▸ **Task description**:
Copy out the records in full, word for word, without pictures.
==============================
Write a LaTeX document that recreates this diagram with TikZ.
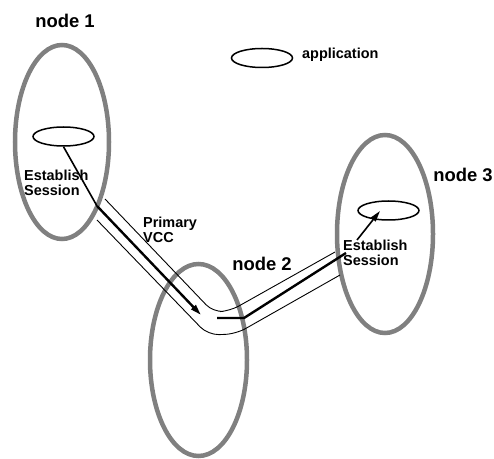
\documentclass[tikz,border=0pt]{standalone}
\usepackage{fontspec}
\setmainfont{Liberation Sans}
\usetikzlibrary{shapes.geometric,arrows.meta}

\begin{document}
\begin{tikzpicture}[x=1bp,y=-1bp,
	host/.style={ellipse,draw=gray,line width=4.5bp,inner sep=0pt},
	app/.style={ellipse,draw,line width=1.5bp,inner sep=0pt,minimum width=61bp,minimum height=19bp},
	hostname/.style={inner sep=0pt,font=\bfseries\fontsize{18.5}{20}\selectfont},
	txt/.style={inner sep=0pt,align=left,anchor=west,font=\bfseries\fontsize{14.5}{15}\selectfont},
	tube/.style={line width=0.9bp,rounded corners=#1},
	vcc/.style={line width=2.4bp},
	tip/.style={-{Triangle[length=11bp,width=6bp]}}]
			\useasboundingbox (0,0) rectangle (494,459);
			% hosts
			\node[host,minimum width=94bp,minimum height=194bp] (N1) at (62,142) {};
			\node[host,minimum width=97bp,minimum height=192bp] (N2) at (198.5,360) {};
			\node[host,minimum width=96bp,minimum height=198bp] (N3) at (385,234) {};
			\node[hostname] (L1) at (65,21) {node 1};
			\node[hostname] (L2) at (262,264) {node 2};
			\node[hostname] (L3) at (463,175) {node 3};
			
			% applications
			\node[app] (A1) at (63.5,136.5) {};
			\node[app] (A3) at (388.5,210.5) {};
			\node[app] (A0) at (262,58) {};
			\node[txt] (T0) at (302,55) {application};
			
			\node[txt] (S1) at (24,182.5) {Establish\\Session};
			\node[txt] (S3) at (343,252.5) {Establish\\Session};
			\node[txt] (P) at (143,230) {Primary\\VCC};
			
			% the VCC tube
			\coordinate (U1) at (105,199);
			\coordinate (U2) at (213,312);
			\coordinate (U3) at (230,311);
			\coordinate (U4) at (335,252);
			\coordinate (D1) at (97,220);
			\coordinate (D2) at (208,335);
			\coordinate (D3) at (236,334);
			\coordinate (D4) at (340,275);
			\draw[tube=10bp] (U1)--(U2)--(U3)--(U4);
			\draw[tube=11bp] (D1)--(D2)--(D3)--(D4);
			
			% the VCC itself
			\coordinate (K1) at (97,206);
			\coordinate (E1) at (201,315);
			\coordinate (B1) at (217,318);
			\coordinate (B2) at (244,318);
			\coordinate (K3) at (346,253);
			\coordinate (F3) at (357,240);
			\coordinate (H3) at (380,211);
			\draw[line width=1.6bp] (A1.south)--(K1);
			\draw[vcc,tip] (K1)--(E1);
			\draw[vcc] (B1)--(B2)--(K3);
			\draw[line width=1.6bp,tip] (F3)--(H3);
		\end{tikzpicture}
\end{document}
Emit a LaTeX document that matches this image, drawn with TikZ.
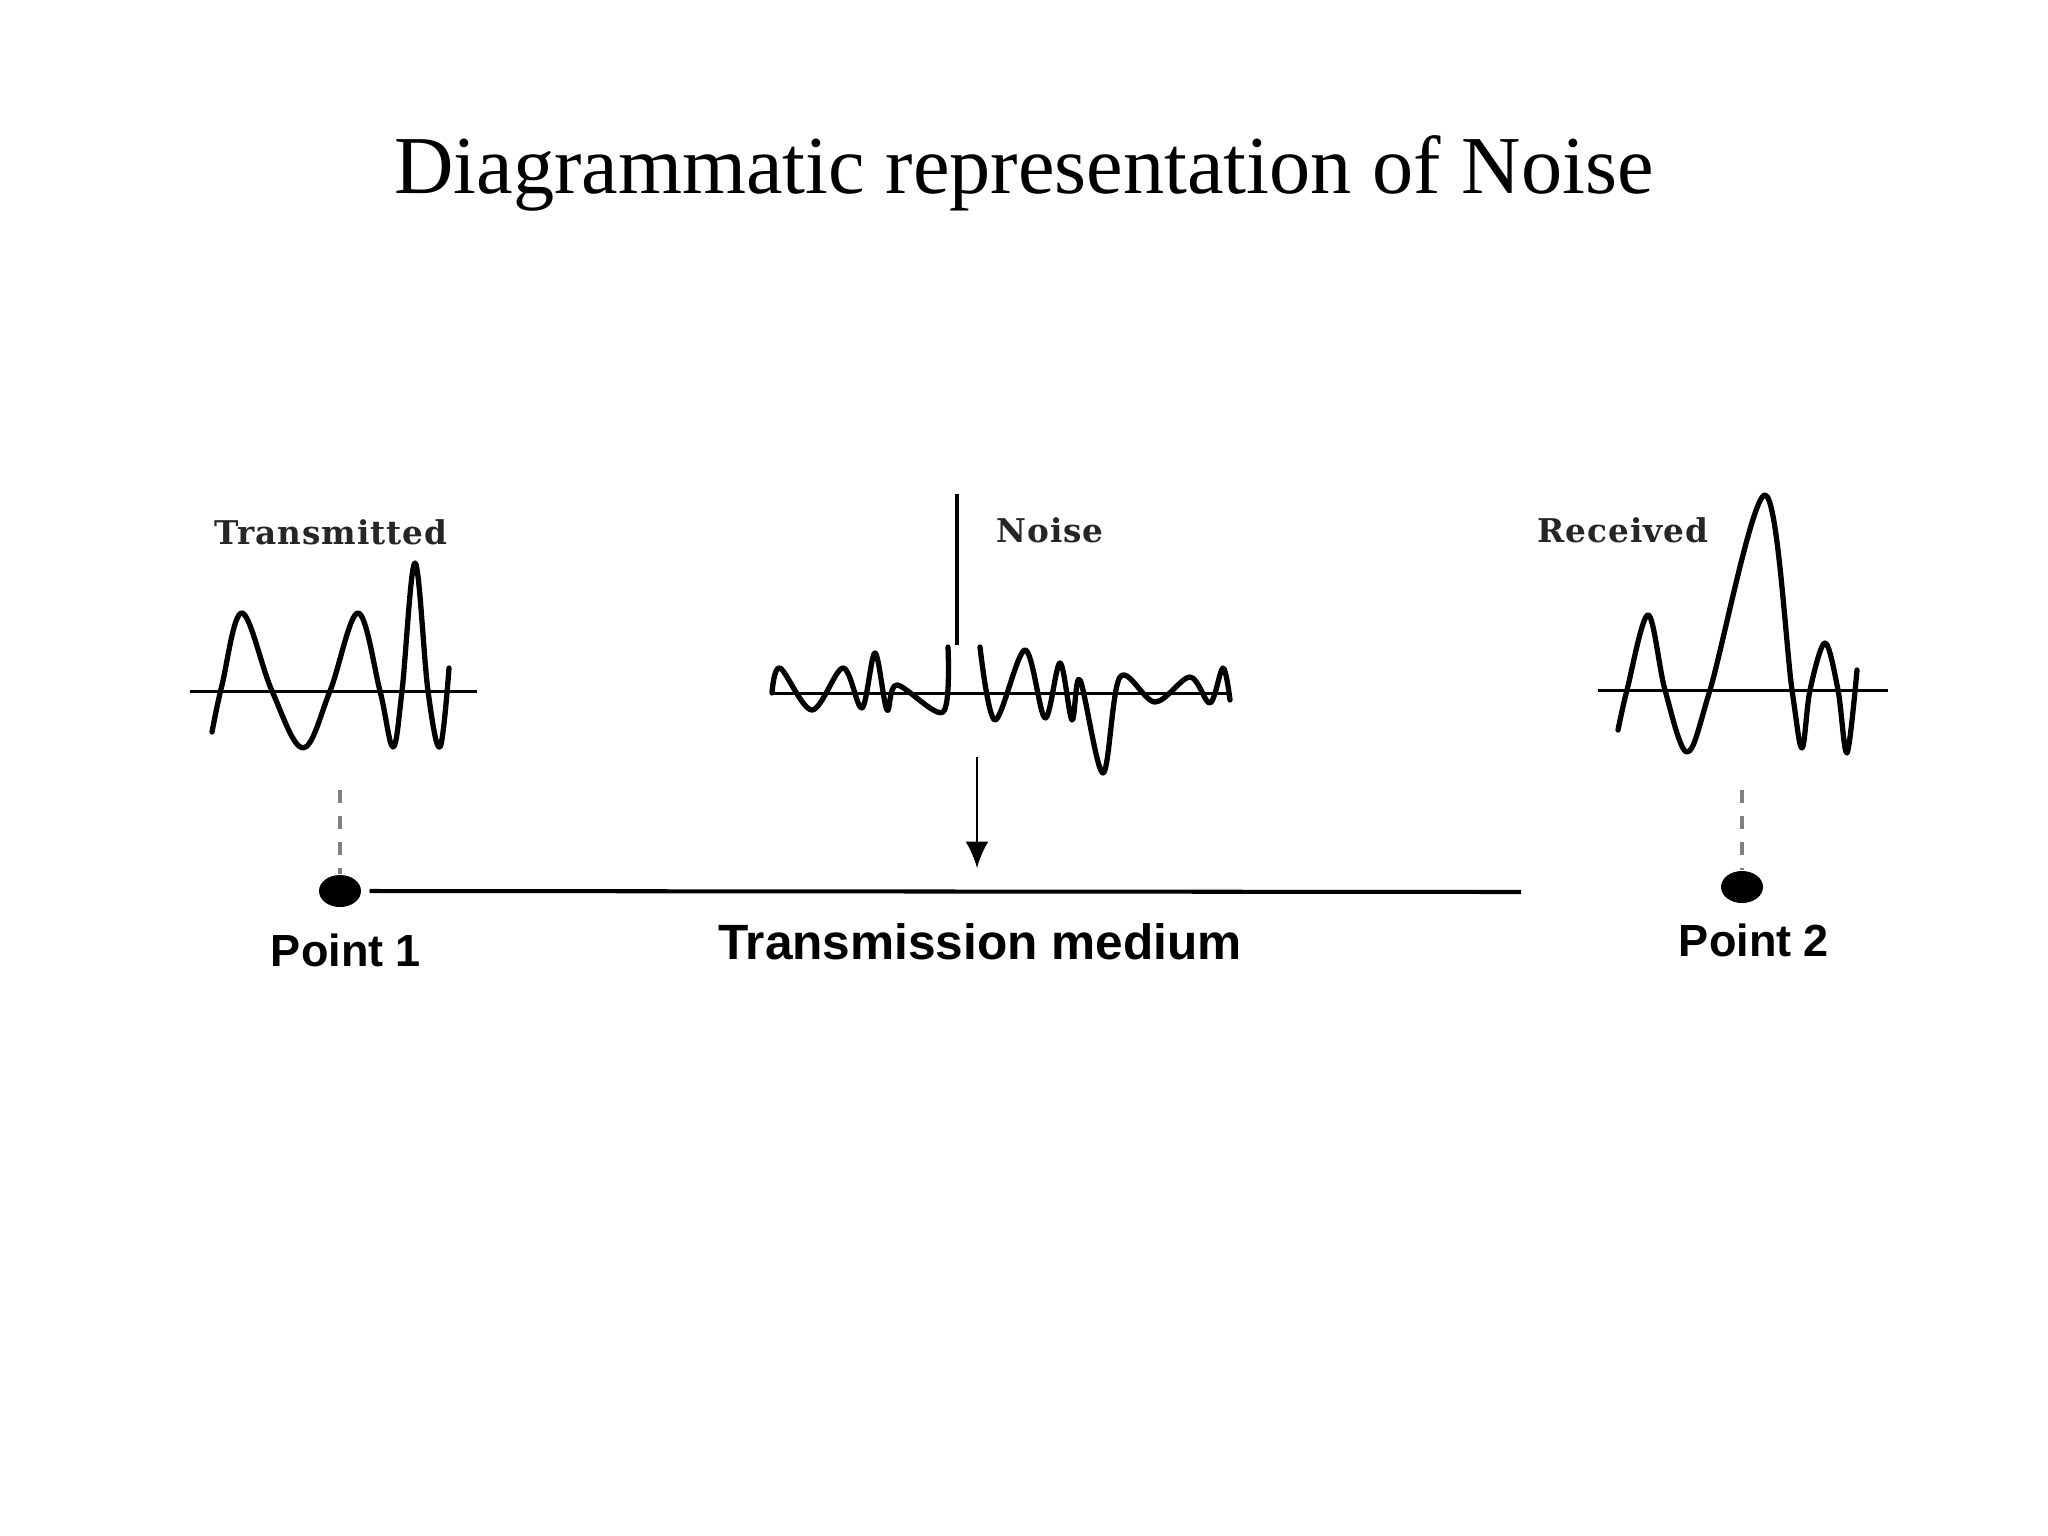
==============================
▸ **The reply**:
Write a LaTeX document that recreates this diagram with TikZ.
\documentclass[tikz,border=0pt]{standalone}
\usepackage{fontspec}
\setmainfont{Liberation Sans}
\usetikzlibrary{shapes.geometric,arrows.meta}

\begin{document}
\begin{tikzpicture}[x=1bp,y=-1bp,
	host/.style={ellipse,draw=gray,line width=4.5bp,inner sep=0pt},
	app/.style={ellipse,draw,line width=1.5bp,inner sep=0pt,minimum width=61bp,minimum height=19bp},
	hostname/.style={inner sep=0pt,font=\bfseries\fontsize{18.5}{20}\selectfont},
	txt/.style={inner sep=0pt,align=left,anchor=west,font=\bfseries\fontsize{14.5}{15}\selectfont},
	tube/.style={line width=0.9bp,rounded corners=#1},
	vcc/.style={line width=2.4bp},
	tip/.style={-{Triangle[length=11bp,width=6bp]}}]
			\useasboundingbox (0,0) rectangle (494,459);
			% hosts
			\node[host,minimum width=94bp,minimum height=194bp] (N1) at (62,142) {};
			\node[host,minimum width=97bp,minimum height=192bp] (N2) at (198.5,360) {};
			\node[host,minimum width=96bp,minimum height=198bp] (N3) at (385,234) {};
			\node[hostname] (L1) at (65,21) {node 1};
			\node[hostname] (L2) at (262,264) {node 2};
			\node[hostname] (L3) at (463,175) {node 3};
			
			% applications
			\node[app] (A1) at (63.5,136.5) {};
			\node[app] (A3) at (388.5,210.5) {};
			\node[app] (A0) at (262,58) {};
			\node[txt] (T0) at (302,55) {application};
			
			\node[txt] (S1) at (24,182.5) {Establish\\Session};
			\node[txt] (S3) at (343,252.5) {Establish\\Session};
			\node[txt] (P) at (143,230) {Primary\\VCC};
			
			% the VCC tube
			\coordinate (U1) at (105,199);
			\coordinate (U2) at (213,312);
			\coordinate (U3) at (230,311);
			\coordinate (U4) at (335,252);
			\coordinate (D1) at (97,220);
			\coordinate (D2) at (208,335);
			\coordinate (D3) at (236,334);
			\coordinate (D4) at (340,275);
			\draw[tube=10bp] (U1)--(U2)--(U3)--(U4);
			\draw[tube=11bp] (D1)--(D2)--(D3)--(D4);
			
			% the VCC itself
			\coordinate (K1) at (97,206);
			\coordinate (E1) at (201,315);
			\coordinate (B1) at (217,318);
			\coordinate (B2) at (244,318);
			\coordinate (K3) at (346,253);
			\coordinate (F3) at (357,240);
			\coordinate (H3) at (380,211);
			\draw[line width=1.6bp] (A1.south)--(K1);
			\draw[vcc,tip] (K1)--(E1);
			\draw[vcc] (B1)--(B2)--(K3);
			\draw[line width=1.6bp,tip] (F3)--(H3);
		\end{tikzpicture}
\end{document}
Emit a LaTeX document that matches this image, drawn with TikZ.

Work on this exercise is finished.